銃に取り憑かれたアメリカ


 世界に出て行ってそこで亡くなる人が珍しくなくなった。ほとんどは事故や殺人によってである。殺されてしまうことは珍しいことではない。アメリカの服部君、カンボジアの中田さん、高田さん、その他にも悲報が絶えない。
希望に燃えてアメリカに渡った服部君をめがけて、マグナムという大きな銃を2メーター弱のところからぶっ放した犯人は、辣腕弁護士の巧妙な“お涙頂戴作戦”で、予想通り無罪を勝ち得た。詳しいことはわからないが、いくら“フリーズ”という意味が分からなかったからといって目の前に銃を構えて大声を出して威嚇している人間に向かってぴょんぴょん跳んで行くだろうか。
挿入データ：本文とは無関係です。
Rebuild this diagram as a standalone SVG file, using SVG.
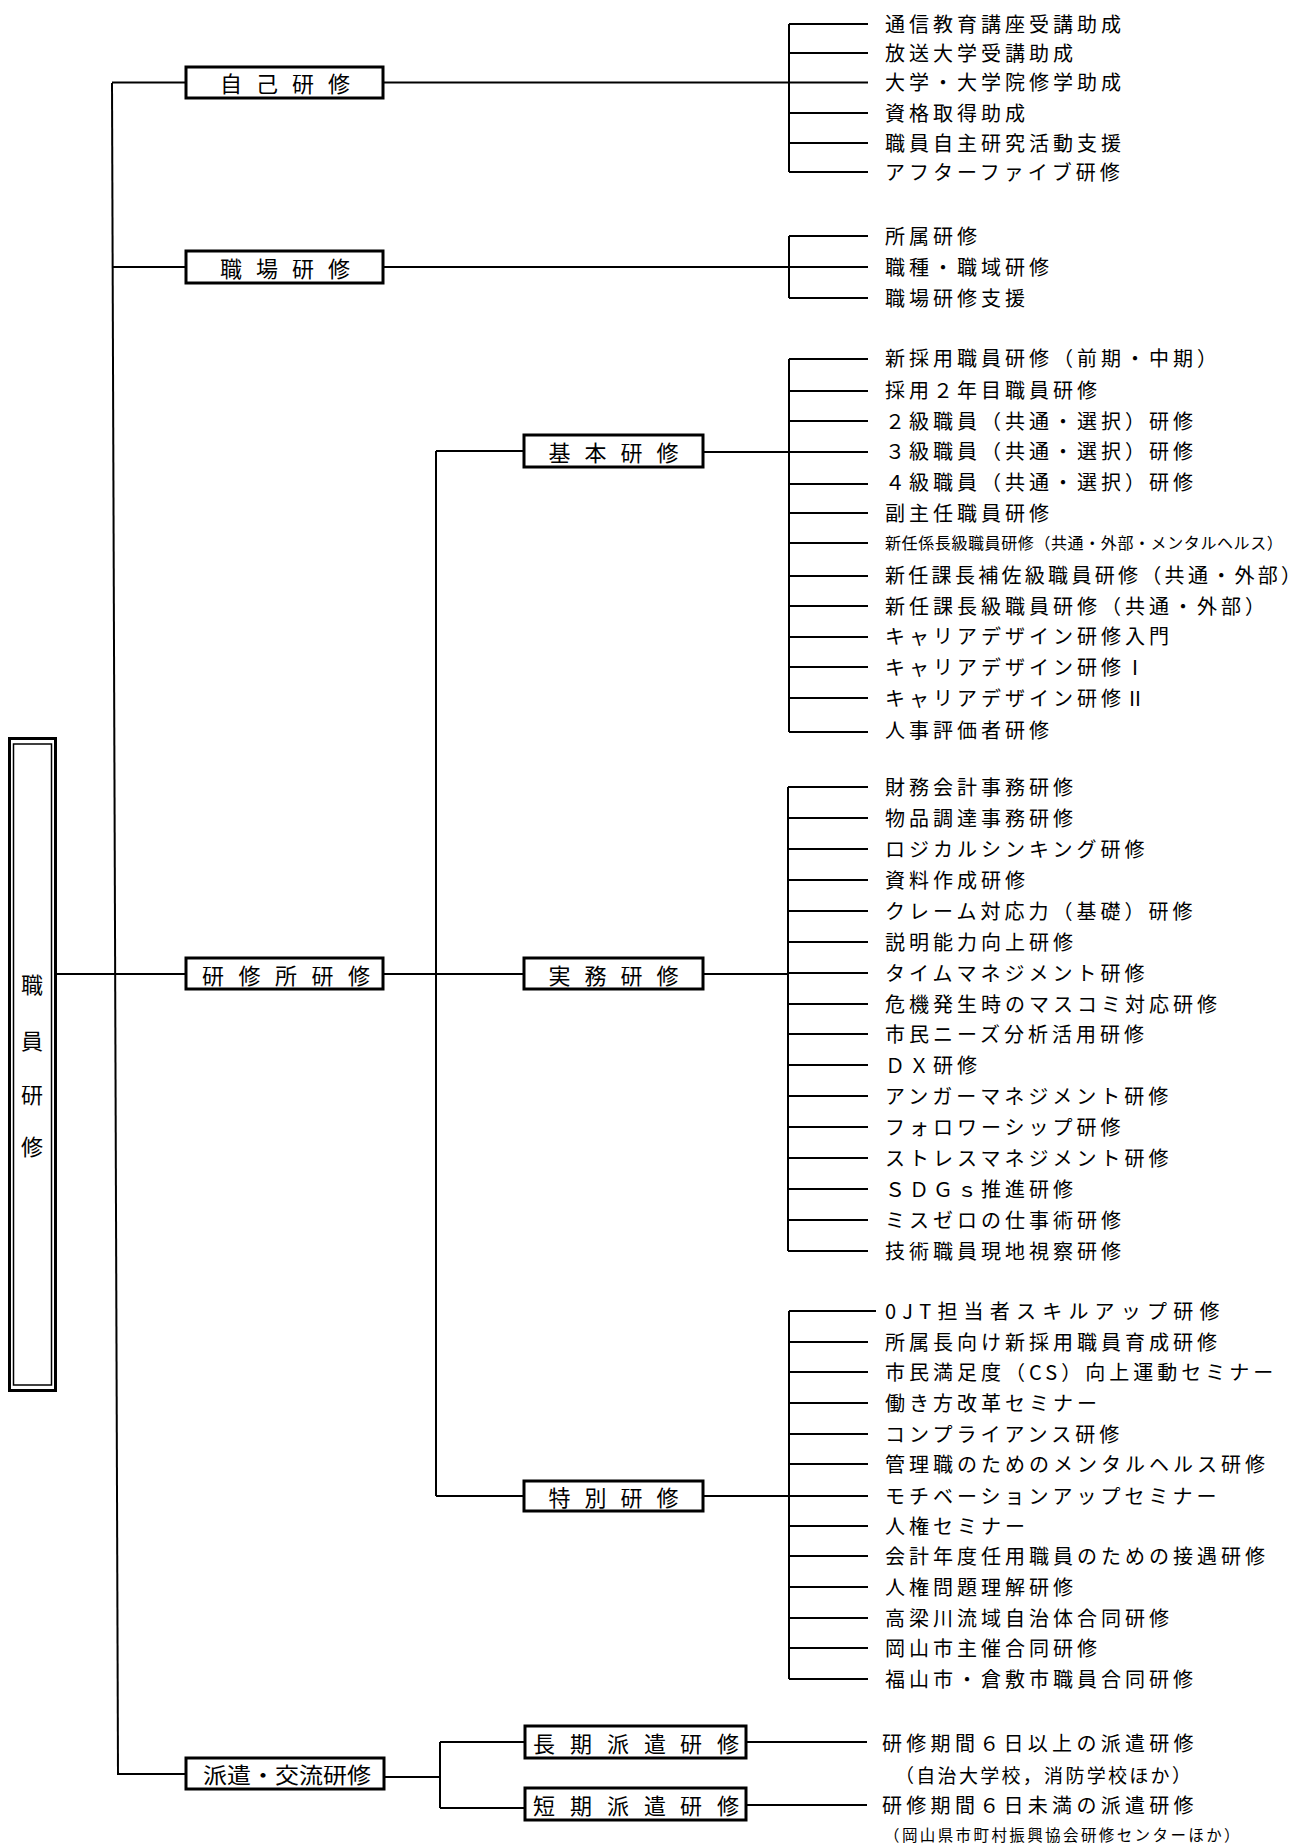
<svg xmlns="http://www.w3.org/2000/svg" width="1308" height="1845" viewBox="0 0 1308 1845">
<style>
text{font-family:"Noto Sans CJK JP","Noto Sans CJK SC",sans-serif;fill:#000;dominant-baseline:central}
.t{font-size:20px;letter-spacing:4px}
.s{font-size:16px;letter-spacing:0.6px}
.b{font-size:22px}
.box{fill:#fff;stroke:#000;stroke-width:3}
.ln{stroke:#000;stroke-width:2;fill:none}
</style>
<rect width="1308" height="1845" fill="#fff"/>
<g id="connectors" class="ln">
<line x1="112" y1="83" x2="118" y2="1775"/>
<line x1="112" y1="82.5" x2="186" y2="82.5"/>
<line x1="113" y1="267" x2="186" y2="267"/>
<line x1="56" y1="974" x2="186" y2="974"/>
<line x1="118" y1="1774" x2="186" y2="1774"/>
<line x1="383" y1="82.5" x2="789" y2="82.5"/>
<line x1="789" y1="24" x2="789" y2="172"/>
<line x1="789" y1="24" x2="868" y2="24"/>
<line x1="789" y1="53" x2="868" y2="53"/>
<line x1="789" y1="82.5" x2="868" y2="82.5"/>
<line x1="789" y1="113" x2="868" y2="113"/>
<line x1="789" y1="143" x2="868" y2="143"/>
<line x1="789" y1="172" x2="868" y2="172"/>
<line x1="383" y1="267" x2="789" y2="267"/>
<line x1="789" y1="236" x2="789" y2="298"/>
<line x1="789" y1="236" x2="868" y2="236"/>
<line x1="789" y1="267" x2="868" y2="267"/>
<line x1="789" y1="298" x2="868" y2="298"/>
<line x1="383" y1="974" x2="525" y2="974"/>
<line x1="436" y1="451" x2="436" y2="1496"/>
<line x1="436" y1="451" x2="524" y2="451"/>
<line x1="436" y1="1496" x2="525" y2="1496"/>
<line x1="703" y1="452" x2="789" y2="452"/>
<line x1="789" y1="359" x2="789" y2="732"/>
<line x1="789" y1="359" x2="868" y2="359"/>
<line x1="789" y1="391" x2="868" y2="391"/>
<line x1="789" y1="421" x2="868" y2="421"/>
<line x1="789" y1="452" x2="868" y2="452"/>
<line x1="789" y1="484" x2="868" y2="484"/>
<line x1="789" y1="513" x2="868" y2="513"/>
<line x1="789" y1="543" x2="868" y2="543"/>
<line x1="789" y1="576" x2="868" y2="576"/>
<line x1="789" y1="606" x2="868" y2="606"/>
<line x1="789" y1="637" x2="868" y2="637"/>
<line x1="789" y1="667" x2="868" y2="667"/>
<line x1="789" y1="698" x2="868" y2="698"/>
<line x1="789" y1="732" x2="868" y2="732"/>
<line x1="703" y1="974" x2="788" y2="974"/>
<line x1="788" y1="787" x2="788" y2="1251"/>
<line x1="788" y1="787" x2="868" y2="787"/>
<line x1="788" y1="818" x2="868" y2="818"/>
<line x1="788" y1="849" x2="868" y2="849"/>
<line x1="788" y1="880" x2="868" y2="880"/>
<line x1="788" y1="911" x2="868" y2="911"/>
<line x1="788" y1="942" x2="868" y2="942"/>
<line x1="788" y1="973" x2="868" y2="973"/>
<line x1="788" y1="1004" x2="868" y2="1004"/>
<line x1="788" y1="1034" x2="868" y2="1034"/>
<line x1="788" y1="1065" x2="868" y2="1065"/>
<line x1="788" y1="1096" x2="868" y2="1096"/>
<line x1="788" y1="1127" x2="868" y2="1127"/>
<line x1="788" y1="1158" x2="868" y2="1158"/>
<line x1="788" y1="1189" x2="868" y2="1189"/>
<line x1="788" y1="1220" x2="868" y2="1220"/>
<line x1="788" y1="1251" x2="868" y2="1251"/>
<line x1="703" y1="1496" x2="789" y2="1496"/>
<line x1="789" y1="1311" x2="789" y2="1679"/>
<line x1="789" y1="1311" x2="876" y2="1311"/>
<line x1="789" y1="1342" x2="868" y2="1342"/>
<line x1="789" y1="1372" x2="868" y2="1372"/>
<line x1="789" y1="1403" x2="868" y2="1403"/>
<line x1="789" y1="1434" x2="868" y2="1434"/>
<line x1="789" y1="1464" x2="868" y2="1464"/>
<line x1="789" y1="1496" x2="868" y2="1496"/>
<line x1="789" y1="1526" x2="868" y2="1526"/>
<line x1="789" y1="1556" x2="868" y2="1556"/>
<line x1="789" y1="1587" x2="868" y2="1587"/>
<line x1="789" y1="1618" x2="868" y2="1618"/>
<line x1="789" y1="1648" x2="868" y2="1648"/>
<line x1="789" y1="1679" x2="868" y2="1679"/>
<line x1="384" y1="1777" x2="440" y2="1777"/>
<line x1="440" y1="1742" x2="440" y2="1808"/>
<line x1="440" y1="1742" x2="525" y2="1742"/>
<line x1="440" y1="1808" x2="525" y2="1808"/>
<line x1="746" y1="1742" x2="867" y2="1742"/>
<line x1="746" y1="1805" x2="867" y2="1805"/>
</g>

<g id="node-root">
<rect x="9.5" y="738.5" width="46" height="652" fill="#fff" stroke="#000" stroke-width="3"/>
<rect x="13.5" y="744" width="38" height="641" fill="none" stroke="#000" stroke-width="1.5"/>
<text class="b" x="32" y="983" text-anchor="middle">職</text>
<text class="b" x="32" y="1039" text-anchor="middle">員</text>
<text class="b" x="32" y="1093" text-anchor="middle">研</text>
<text class="b" x="32" y="1145" text-anchor="middle">修</text>
</g>

<g id="node-jiko">
<rect class="box" x="186" y="67" width="197" height="31"/>
<text class="b" x="220 242 256 278 292 314 328" y="82">自 己 研 修</text>
</g>
<g id="node-shokuba">
<rect class="box" x="186" y="251" width="197" height="32"/>
<text class="b" x="220 242 256 278 292 314 328" y="267">職 場 研 修</text>
</g>
<g id="node-kenshujo">
<rect class="box" x="186" y="958" width="197" height="31"/>
<text class="b" x="202 224 238.5 260.5 275 297 311.5 333.5 348" y="974">研 修 所 研 修</text>
</g>
<g id="node-haken">
<rect class="box" x="186" y="1758" width="198" height="31"/>
<text class="b" x="203" y="1773" textLength="168" lengthAdjust="spacingAndGlyphs">派遣・交流研修</text>
</g>

<g id="node-kihon">
<rect class="box" x="524" y="435" width="179" height="32"/>
<text class="b" x="548.5 570.5 584.5 606.5 620.5 642.5 656.5" y="451">基 本 研 修</text>
</g>
<g id="node-jitsumu">
<rect class="box" x="524" y="958" width="179" height="31"/>
<text class="b" x="548.5 570.5 584.5 606.5 620.5 642.5 656.5" y="974">実 務 研 修</text>
</g>
<g id="node-tokubetsu">
<rect class="box" x="524" y="1481" width="179" height="30"/>
<text class="b" x="548.5 570.5 584.5 606.5 620.5 642.5 656.5" y="1496">特 別 研 修</text>
</g>
<g id="node-choki">
<rect class="box" x="525" y="1726" width="221" height="32"/>
<text class="b" x="533 555 570 592 607 629 644 666 680 702 717" y="1742">長 期 派 遣 研 修</text>
</g>
<g id="node-tanki">
<rect class="box" x="525" y="1788" width="221" height="32"/>
<text class="b" x="533 555 570 592 607 629 644 666 680 702 717" y="1804">短 期 派 遣 研 修</text>
</g>

<g id="leaves-jiko">
<g id="l-jiko-1"><text class="t" x="885" y="23">通信教育講座受講助成</text></g>
<g id="l-jiko-2"><text class="t" x="885" y="52">放送大学受講助成</text></g>
<g id="l-jiko-3"><text class="t" x="885" y="81.5">大学・大学院修学助成</text></g>
<g id="l-jiko-4"><text class="t" x="885" y="112">資格取得助成</text></g>
<g id="l-jiko-5"><text class="t" x="885" y="142">職員自主研究活動支援</text></g>
<g id="l-jiko-6"><text class="t" x="885" y="171">アフターファイブ研修</text></g>
</g>
<g id="leaves-shokuba">
<g id="l-shokuba-1"><text class="t" x="885" y="235">所属研修</text></g>
<g id="l-shokuba-2"><text class="t" x="885" y="266">職種・職域研修</text></g>
<g id="l-shokuba-3"><text class="t" x="885" y="297">職場研修支援</text></g>
</g>
<g id="leaves-kihon">
<g id="l-kihon-1"><text class="t" x="885" y="357">新採用職員研修（前期・中期）</text></g>
<g id="l-kihon-2"><text class="t" x="885" y="389">採用２年目職員研修</text></g>
<g id="l-kihon-3"><text class="t" x="885" y="420">２級職員（共通・選択）研修</text></g>
<g id="l-kihon-4"><text class="t" x="885" y="450">３級職員（共通・選択）研修</text></g>
<g id="l-kihon-5"><text class="t" x="885" y="481">４級職員（共通・選択）研修</text></g>
<g id="l-kihon-6"><text class="t" x="885" y="512">副主任職員研修</text></g>
<g id="l-kihon-7"><text class="s" x="885" y="542">新任係長級職員研修（共通・外部・メンタルヘルス）</text></g>
<g id="l-kihon-8"><text class="t" x="885" y="574" style="letter-spacing:3.3px">新任課長補佐級職員研修（共通・外部）</text></g>
<g id="l-kihon-9"><text class="t" x="885" y="605">新任課長級職員研修（共通・外部）</text></g>
<g id="l-kihon-10"><text class="t" x="885" y="635">キャリアデザイン研修入門</text></g>
<g id="l-kihon-11"><text class="t" x="885" y="666">キャリアデザイン研修Ⅰ</text></g>
<g id="l-kihon-12"><text class="t" x="885" y="697">キャリアデザイン研修Ⅱ</text></g>
<g id="l-kihon-13"><text class="t" x="885" y="729">人事評価者研修</text></g>
</g>
<g id="leaves-jitsumu">
<g id="l-jitsumu-1"><text class="t" x="885" y="786">財務会計事務研修</text></g>
<g id="l-jitsumu-2"><text class="t" x="885" y="817">物品調達事務研修</text></g>
<g id="l-jitsumu-3"><text class="t" x="885" y="848">ロジカルシンキング研修</text></g>
<g id="l-jitsumu-4"><text class="t" x="885" y="879">資料作成研修</text></g>
<g id="l-jitsumu-5"><text class="t" x="885" y="910">クレーム対応力（基礎）研修</text></g>
<g id="l-jitsumu-6"><text class="t" x="885" y="941">説明能力向上研修</text></g>
<g id="l-jitsumu-7"><text class="t" x="885" y="972">タイムマネジメント研修</text></g>
<g id="l-jitsumu-8"><text class="t" x="885" y="1003">危機発生時のマスコミ対応研修</text></g>
<g id="l-jitsumu-9"><text class="t" x="885" y="1033">市民ニーズ分析活用研修</text></g>
<g id="l-jitsumu-10"><text class="t" x="885" y="1064">ＤＸ研修</text></g>
<g id="l-jitsumu-11"><text class="t" x="885" y="1095">アンガーマネジメント研修</text></g>
<g id="l-jitsumu-12"><text class="t" x="885" y="1126">フォロワーシップ研修</text></g>
<g id="l-jitsumu-13"><text class="t" x="885" y="1157">ストレスマネジメント研修</text></g>
<g id="l-jitsumu-14"><text class="t" x="885" y="1188">ＳＤＧｓ推進研修</text></g>
<g id="l-jitsumu-15"><text class="t" x="885" y="1219">ミスゼロの仕事術研修</text></g>
<g id="l-jitsumu-16"><text class="t" x="885" y="1250">技術職員現地視察研修</text></g>
</g>
<g id="leaves-tokubetsu">
<g id="l-toku-1"><text class="t" x="885" y="1310" style="letter-spacing:6.2px">0JT担当者スキルアップ研修</text></g>
<g id="l-toku-2"><text class="t" x="885" y="1341">所属長向け新採用職員育成研修</text></g>
<g id="l-toku-3"><text class="t" x="885" y="1371">市民満足度（CS）向上運動セミナー</text></g>
<g id="l-toku-4"><text class="t" x="885" y="1402">働き方改革セミナー</text></g>
<g id="l-toku-5"><text class="t" x="885" y="1433">コンプライアンス研修</text></g>
<g id="l-toku-6"><text class="t" x="885" y="1463">管理職のためのメンタルヘルス研修</text></g>
<g id="l-toku-7"><text class="t" x="885" y="1495">モチベーションアップセミナー</text></g>
<g id="l-toku-8"><text class="t" x="885" y="1525">人権セミナー</text></g>
<g id="l-toku-9"><text class="t" x="885" y="1555">会計年度任用職員のための接遇研修</text></g>
<g id="l-toku-10"><text class="t" x="885" y="1586">人権問題理解研修</text></g>
<g id="l-toku-11"><text class="t" x="885" y="1617">高梁川流域自治体合同研修</text></g>
<g id="l-toku-12"><text class="t" x="885" y="1647">岡山市主催合同研修</text></g>
<g id="l-toku-13"><text class="t" x="885" y="1678">福山市・倉敷市職員合同研修</text></g>
</g>
<g id="leaves-haken">
<g id="l-haken-1"><text class="t" x="882" y="1742" style="letter-spacing:4.3px">研修期間６日以上の派遣研修</text><text class="t" x="895" y="1774" style="font-size:19px;letter-spacing:2.3px">（自治大学校，消防学校ほか）</text></g>
<g id="l-haken-2"><text class="t" x="882" y="1804" style="letter-spacing:4.3px">研修期間６日未満の派遣研修</text><text x="884" y="1834" style="font-size:15.5px;letter-spacing:2.4px">（岡山県市町村振興協会研修センターほか）</text></g>
</g>
</svg>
 アメリカの常識では銃で撃つのが当たり前だという。その裁判を注目していたペンシルバニア州の人々の中でインタビューに答えた人はすべて判決は正しかったと喜んでいた。信じられない光景だった。日本の制度が良いとは言えないが、陪審員制度にはかねがね不信感を持ってはいた。全員が無罪が原則とはいっても大きく割れてもいいのではないか。インタビュー風景をみる限りどんな陪審員を選んでも同じだったろう。アメリカは病んでいる。人を平気で銃で撃ち、そのことを省みることがない。人を撃つための銃をいつも持っているのは人に対する不信感からである。
そして持つことはそれを使うことを意味する。どんなに防御のためと理屈をつけても。

 性悪説がその基礎にある。人間を信じられない人々は悲しい。人を殺して当然と考える人々は救いがない。服部君の叔父がいみじくもこう言った。「アメリカは二流の国だからしかたがない」
二流とは思いたくないが、悲しい国である。
そう思わざるを得ない。もう西部劇の時代ではないのに。先住民のインデイアンを銃で駆逐したことを未だに自慢している。日本に原爆を投下して早く戦争が終結したと喜んでいる・・・今でも。そんなアメリカの一面がある。基本的に意識が変わっていないのだろう。銃を規制しようとしても、アメリカの巨大な武器産業がバックに猛反対をし前に進まない。あのチャールストン・ヘストンが会長をしているという武器産業はもう巨大な悪と化している。もう引退したらどう? 世界中の紛争の火種に油を注ぎ、多くの人々の血を流すだけでなく、その地域の貧困をまねき、多くの無関係の人々、特に子どもたちの命を奪っている。

 アメリカは一刻も早く理性を取り戻して、銃の呪縛から逃れる努力をしなければならないが、どうしようもなく病みきっているように見える。”ガン”として意見を聞こうとしない人が多く、未来永劫無理かもしれない。